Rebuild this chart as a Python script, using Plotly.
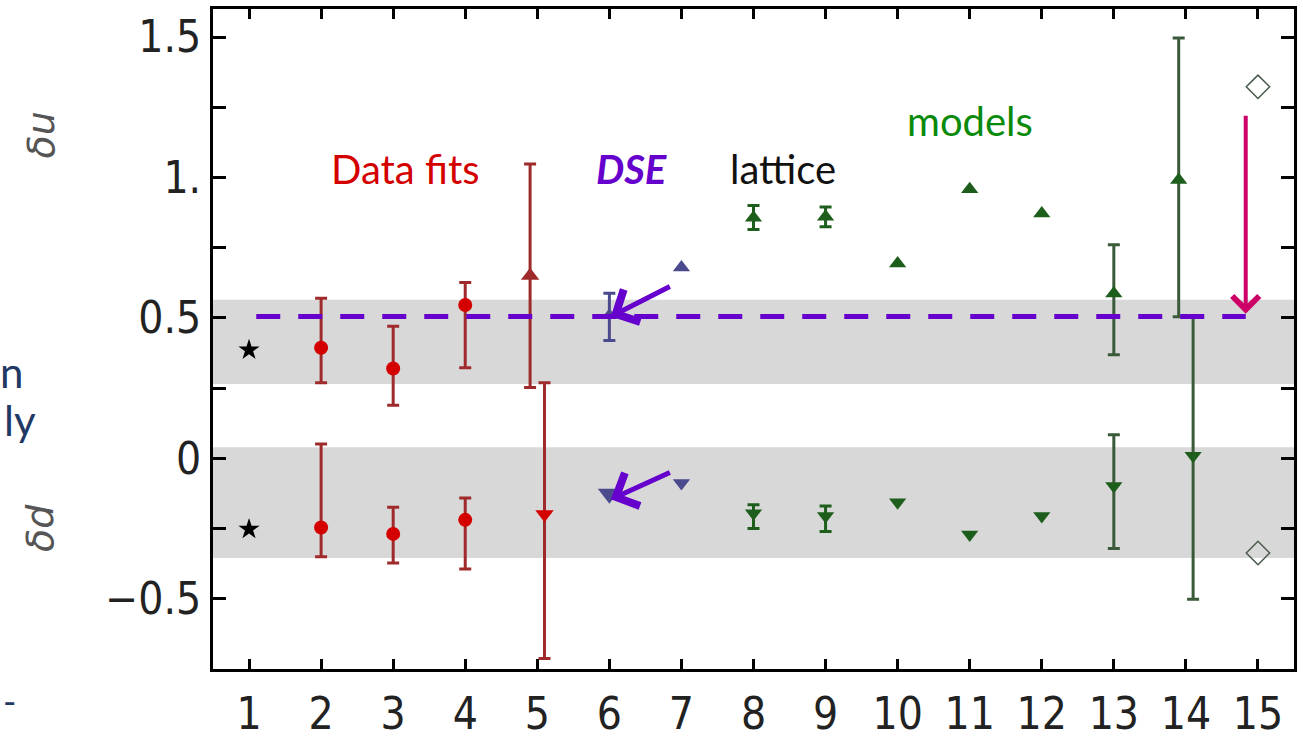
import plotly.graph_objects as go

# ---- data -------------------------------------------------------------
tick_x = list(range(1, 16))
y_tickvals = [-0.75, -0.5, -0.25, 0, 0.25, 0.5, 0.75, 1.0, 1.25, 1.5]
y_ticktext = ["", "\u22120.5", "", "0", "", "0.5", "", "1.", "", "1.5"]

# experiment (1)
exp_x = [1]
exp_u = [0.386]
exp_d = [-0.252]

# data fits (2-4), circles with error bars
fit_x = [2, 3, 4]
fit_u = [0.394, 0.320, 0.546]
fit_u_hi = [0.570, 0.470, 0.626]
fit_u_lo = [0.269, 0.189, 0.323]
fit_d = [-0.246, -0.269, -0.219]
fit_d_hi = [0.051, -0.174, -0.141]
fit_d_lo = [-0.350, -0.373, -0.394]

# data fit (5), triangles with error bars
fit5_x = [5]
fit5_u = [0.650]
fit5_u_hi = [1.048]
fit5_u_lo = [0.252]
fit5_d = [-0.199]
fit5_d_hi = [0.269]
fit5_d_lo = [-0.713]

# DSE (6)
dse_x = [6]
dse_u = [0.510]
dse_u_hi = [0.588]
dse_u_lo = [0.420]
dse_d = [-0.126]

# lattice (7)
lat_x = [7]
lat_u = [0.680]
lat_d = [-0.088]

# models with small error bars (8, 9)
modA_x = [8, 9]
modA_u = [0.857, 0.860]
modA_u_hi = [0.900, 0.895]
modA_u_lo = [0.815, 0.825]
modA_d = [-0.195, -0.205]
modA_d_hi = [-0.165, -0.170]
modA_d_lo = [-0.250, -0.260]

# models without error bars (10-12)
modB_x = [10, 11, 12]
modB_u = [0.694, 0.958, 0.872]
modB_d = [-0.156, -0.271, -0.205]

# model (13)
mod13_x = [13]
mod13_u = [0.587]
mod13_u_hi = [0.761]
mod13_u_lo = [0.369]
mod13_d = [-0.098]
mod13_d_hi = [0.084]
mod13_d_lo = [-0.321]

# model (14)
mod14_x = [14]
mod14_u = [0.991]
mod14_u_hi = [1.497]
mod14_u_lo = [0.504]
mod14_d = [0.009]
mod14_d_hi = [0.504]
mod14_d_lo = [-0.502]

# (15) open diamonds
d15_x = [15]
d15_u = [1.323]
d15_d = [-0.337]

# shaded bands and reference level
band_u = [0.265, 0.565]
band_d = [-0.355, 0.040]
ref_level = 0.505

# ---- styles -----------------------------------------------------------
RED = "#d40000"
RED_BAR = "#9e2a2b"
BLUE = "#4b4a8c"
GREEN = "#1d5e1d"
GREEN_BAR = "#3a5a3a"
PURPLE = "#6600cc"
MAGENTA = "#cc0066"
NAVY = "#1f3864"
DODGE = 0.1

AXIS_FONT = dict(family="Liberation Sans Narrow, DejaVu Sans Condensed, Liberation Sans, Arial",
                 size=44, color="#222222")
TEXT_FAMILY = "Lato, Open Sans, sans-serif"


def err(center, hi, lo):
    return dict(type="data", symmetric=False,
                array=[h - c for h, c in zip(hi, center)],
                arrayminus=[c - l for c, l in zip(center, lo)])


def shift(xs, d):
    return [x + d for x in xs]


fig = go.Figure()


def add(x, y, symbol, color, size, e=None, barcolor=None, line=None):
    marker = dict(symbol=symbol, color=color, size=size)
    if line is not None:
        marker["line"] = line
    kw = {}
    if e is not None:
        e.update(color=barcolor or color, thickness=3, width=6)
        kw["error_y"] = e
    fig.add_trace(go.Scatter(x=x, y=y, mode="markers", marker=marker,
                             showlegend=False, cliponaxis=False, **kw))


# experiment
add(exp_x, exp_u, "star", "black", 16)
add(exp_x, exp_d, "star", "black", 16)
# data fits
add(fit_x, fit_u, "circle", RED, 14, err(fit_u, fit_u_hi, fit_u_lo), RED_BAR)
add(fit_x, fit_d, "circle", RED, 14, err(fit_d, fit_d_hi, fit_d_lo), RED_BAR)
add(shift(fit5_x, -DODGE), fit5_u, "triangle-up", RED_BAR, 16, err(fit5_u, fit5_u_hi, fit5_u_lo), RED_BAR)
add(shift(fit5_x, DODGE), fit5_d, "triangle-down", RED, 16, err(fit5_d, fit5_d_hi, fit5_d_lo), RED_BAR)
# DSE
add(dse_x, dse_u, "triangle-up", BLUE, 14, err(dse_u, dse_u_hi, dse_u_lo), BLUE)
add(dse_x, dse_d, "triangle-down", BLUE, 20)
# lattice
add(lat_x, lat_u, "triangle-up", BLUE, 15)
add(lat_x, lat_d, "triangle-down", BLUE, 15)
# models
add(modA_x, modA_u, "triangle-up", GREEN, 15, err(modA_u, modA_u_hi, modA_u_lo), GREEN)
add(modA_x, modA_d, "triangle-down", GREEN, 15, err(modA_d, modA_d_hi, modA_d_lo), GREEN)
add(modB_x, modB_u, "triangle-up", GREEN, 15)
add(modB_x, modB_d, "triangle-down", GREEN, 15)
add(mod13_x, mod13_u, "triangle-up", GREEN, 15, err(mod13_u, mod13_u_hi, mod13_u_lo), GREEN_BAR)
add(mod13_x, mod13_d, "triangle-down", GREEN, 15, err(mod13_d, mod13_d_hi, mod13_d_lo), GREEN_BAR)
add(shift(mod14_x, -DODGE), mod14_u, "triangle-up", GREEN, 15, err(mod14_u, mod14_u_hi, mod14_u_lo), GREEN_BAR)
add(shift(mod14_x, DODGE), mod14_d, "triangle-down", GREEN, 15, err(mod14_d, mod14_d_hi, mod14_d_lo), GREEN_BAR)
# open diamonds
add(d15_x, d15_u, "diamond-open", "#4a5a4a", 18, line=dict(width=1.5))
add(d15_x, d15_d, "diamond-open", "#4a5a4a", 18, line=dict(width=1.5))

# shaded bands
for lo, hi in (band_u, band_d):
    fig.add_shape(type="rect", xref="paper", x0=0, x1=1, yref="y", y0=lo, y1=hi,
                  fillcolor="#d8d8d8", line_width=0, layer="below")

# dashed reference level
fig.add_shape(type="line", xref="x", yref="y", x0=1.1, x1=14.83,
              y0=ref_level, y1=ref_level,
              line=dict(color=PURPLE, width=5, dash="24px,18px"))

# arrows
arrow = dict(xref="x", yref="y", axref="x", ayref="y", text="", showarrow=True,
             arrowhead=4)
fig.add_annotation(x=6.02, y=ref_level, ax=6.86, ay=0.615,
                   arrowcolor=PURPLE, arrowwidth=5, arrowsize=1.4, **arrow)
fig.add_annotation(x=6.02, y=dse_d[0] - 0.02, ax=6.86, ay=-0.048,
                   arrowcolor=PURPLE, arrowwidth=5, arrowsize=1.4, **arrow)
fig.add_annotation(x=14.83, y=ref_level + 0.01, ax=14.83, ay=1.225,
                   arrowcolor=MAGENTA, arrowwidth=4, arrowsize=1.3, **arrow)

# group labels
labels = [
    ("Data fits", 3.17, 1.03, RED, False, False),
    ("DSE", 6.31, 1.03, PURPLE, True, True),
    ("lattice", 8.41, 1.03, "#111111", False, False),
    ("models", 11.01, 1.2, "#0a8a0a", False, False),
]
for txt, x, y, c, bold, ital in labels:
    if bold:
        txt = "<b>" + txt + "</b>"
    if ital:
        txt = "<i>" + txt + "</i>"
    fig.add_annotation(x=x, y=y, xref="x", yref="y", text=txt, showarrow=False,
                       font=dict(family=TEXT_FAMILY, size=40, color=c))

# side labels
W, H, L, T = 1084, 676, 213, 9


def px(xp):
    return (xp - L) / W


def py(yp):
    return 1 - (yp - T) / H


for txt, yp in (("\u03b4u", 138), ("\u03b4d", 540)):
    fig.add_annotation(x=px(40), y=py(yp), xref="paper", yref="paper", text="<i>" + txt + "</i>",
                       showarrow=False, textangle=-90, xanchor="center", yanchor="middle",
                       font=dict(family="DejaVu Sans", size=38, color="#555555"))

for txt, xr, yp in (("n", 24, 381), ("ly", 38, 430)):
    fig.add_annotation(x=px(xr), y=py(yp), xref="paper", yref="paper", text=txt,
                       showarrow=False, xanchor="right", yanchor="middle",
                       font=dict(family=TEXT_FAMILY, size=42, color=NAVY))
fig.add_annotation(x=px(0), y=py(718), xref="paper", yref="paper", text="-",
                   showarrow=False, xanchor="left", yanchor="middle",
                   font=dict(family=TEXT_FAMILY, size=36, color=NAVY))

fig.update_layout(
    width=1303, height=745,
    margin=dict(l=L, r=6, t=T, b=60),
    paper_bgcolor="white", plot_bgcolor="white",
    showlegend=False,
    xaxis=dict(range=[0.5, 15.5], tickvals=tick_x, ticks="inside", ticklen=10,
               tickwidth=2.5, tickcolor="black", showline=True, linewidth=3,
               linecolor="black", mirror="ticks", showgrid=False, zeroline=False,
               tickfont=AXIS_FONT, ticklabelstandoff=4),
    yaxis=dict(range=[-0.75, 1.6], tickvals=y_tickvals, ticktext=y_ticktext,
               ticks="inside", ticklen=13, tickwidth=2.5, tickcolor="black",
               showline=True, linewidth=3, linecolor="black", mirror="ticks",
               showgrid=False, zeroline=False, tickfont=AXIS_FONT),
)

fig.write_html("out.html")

****

**YOUR TASK**
Exactly as written, please give again the lines from the beginning of the listing through the line containing "exp_d = [-0.252]", inclusive, without any pictures.

**EXPECTED OUTPUT**
Rebuild this chart as a Python script, using Plotly.
import plotly.graph_objects as go

# ---- data -------------------------------------------------------------
tick_x = list(range(1, 16))
y_tickvals = [-0.75, -0.5, -0.25, 0, 0.25, 0.5, 0.75, 1.0, 1.25, 1.5]
y_ticktext = ["", "\u22120.5", "", "0", "", "0.5", "", "1.", "", "1.5"]

# experiment (1)
exp_x = [1]
exp_u = [0.386]
exp_d = [-0.252]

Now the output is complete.